Hackett shrugged. “Don’t know,” he said. “Might be nothing.” They turned along Ormond Quay. Quirke’s heart had settled down, and he felt better. Perhaps Isabel had been right; perhaps he was just suffering an attack of nerves. A Guinness dray went past, the Clydesdale’s big hoofs sounding a syncopated tattoo on the metaled roadway.

“The name turned up in notes in Minor’s desk at the Clarion,” Hackett said. He was picking his teeth with a matchstick.

“Notes on what?”

“Just names and things, contacts. Packie Joyce’s name was underlined, with three big question marks after it.”

“Signifying what?”

“Didn’t I just say? — I don’t know. But they’re a fearsome crowd, the Joyces.”

“Was Jimmy doing a story on them?”

“Could be,” Hackett said. “Could be.”

He veered off suddenly and crossed the road, ignoring a single-decker bus that parped its horn at him angrily. Quirke followed when the bus had passed. They went into the Ormond Hotel. Hackett took off his hat and wiped the band inside it with the tail of his tie.

In the deserted bar the wooden floor had been recently washed, and there was a watery odor in the air and a slick smell of soap suds. The morning look of the place, sweetly melancholy, warmed Quirke’s already warming heart. Everything would be all right; everything would be fine.

An elderly curate in a long and dirty apron, rheum-eyed and stooped, came in by a far door. “Not serving yet, gents,” he said, then looked more closely and recognized Hackett. “Ah, Inspector, ’tis yourself!”

“Morning, Jamesey,” Hackett said. “We were passing by and to our surprise discovered we had a thirst. This is my friend and colleague Dr. Quirke. He’ll take a ball of malt, I’m sure, to cut the phlegm.”
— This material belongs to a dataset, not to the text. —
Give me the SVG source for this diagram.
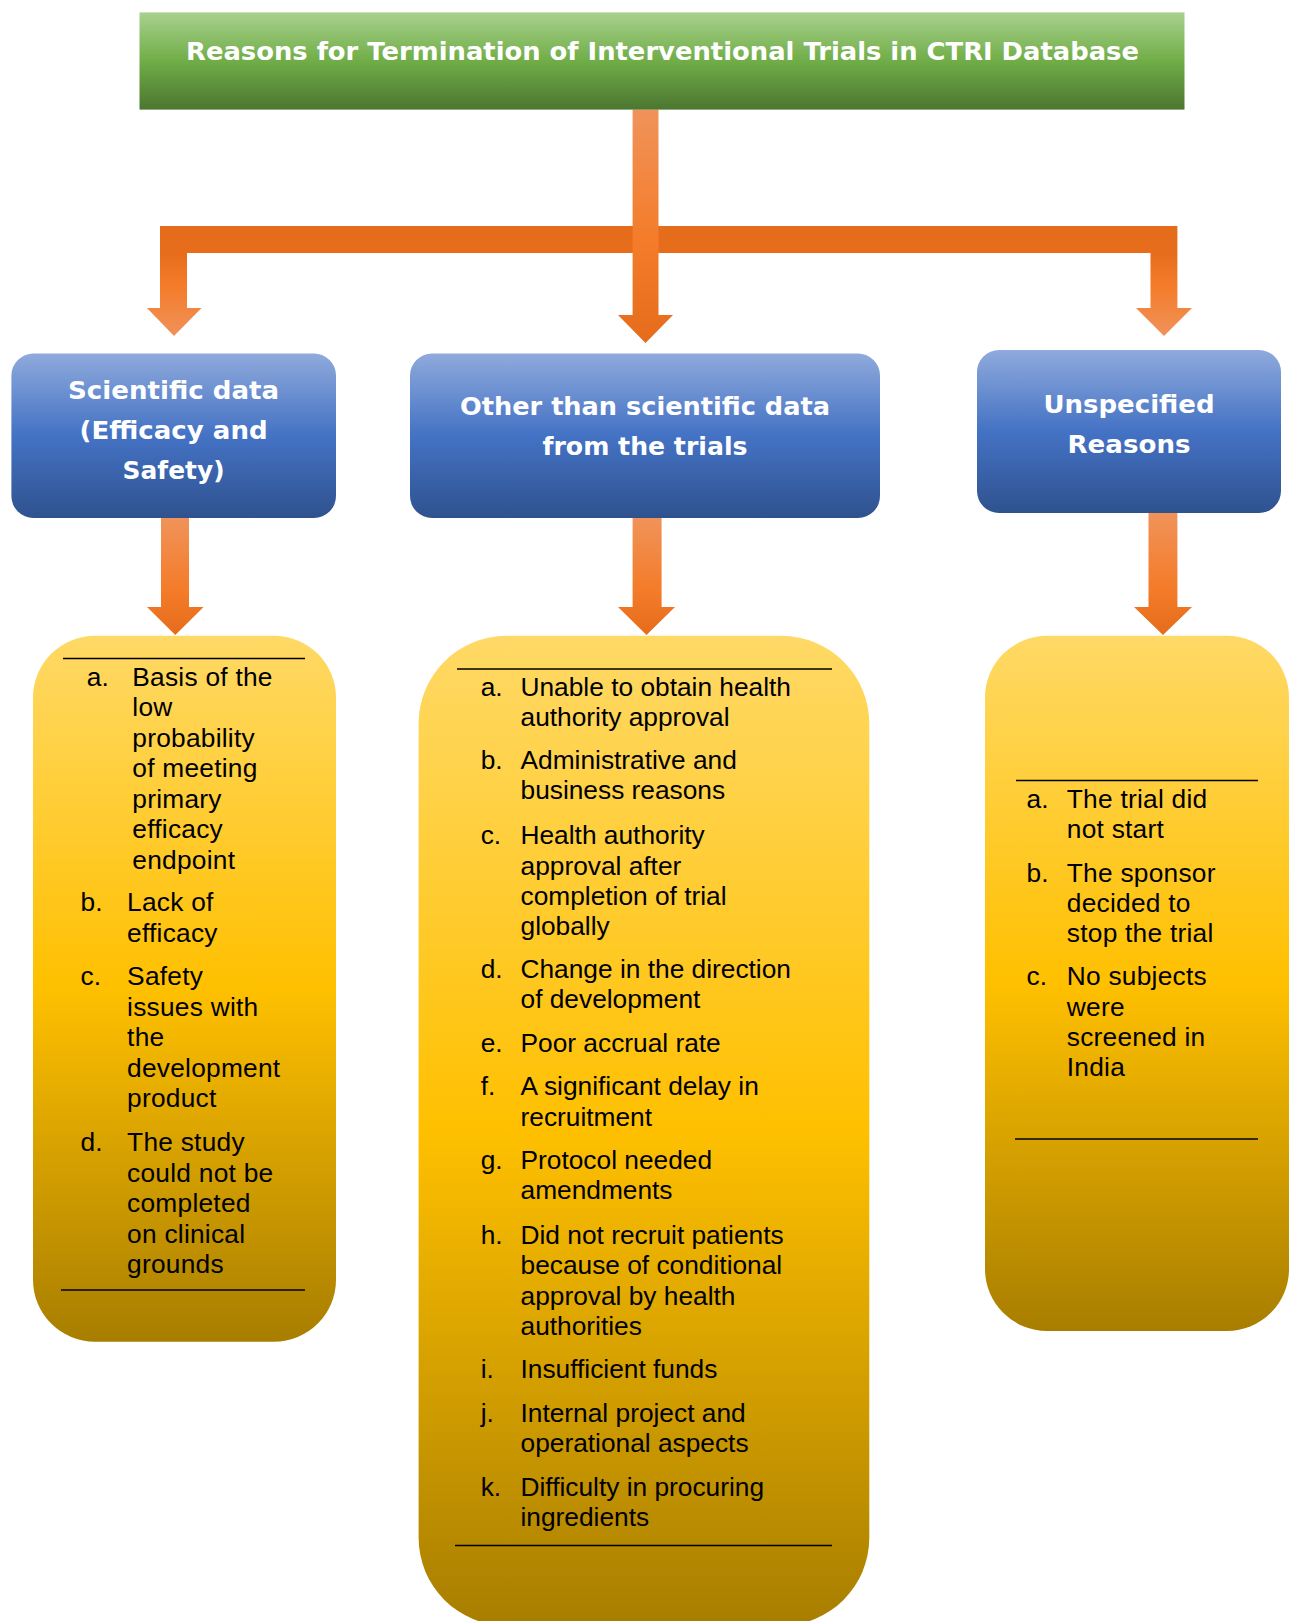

Jamesey hobbled across and peered out into the lobby, then shut the door and, returning, lifted the counter flap and went behind the bar. “You’ll get me sacked yet, so you will,” he said to Hackett, taking down glasses and uncorking a bottle of Jameson.

“Ah, now, Jamesey,” Hackett said, and winked at Quirke, “don’t say things like that — sure, what would they do without you?”

Jamesey set the drinks before them, but when Quirke took out his wallet to pay the old man lifted a staying hand. “Hospitality of the house, and not a word,” he said. “If I take your money I’m breaking the law of the land, a thing I’d never do.”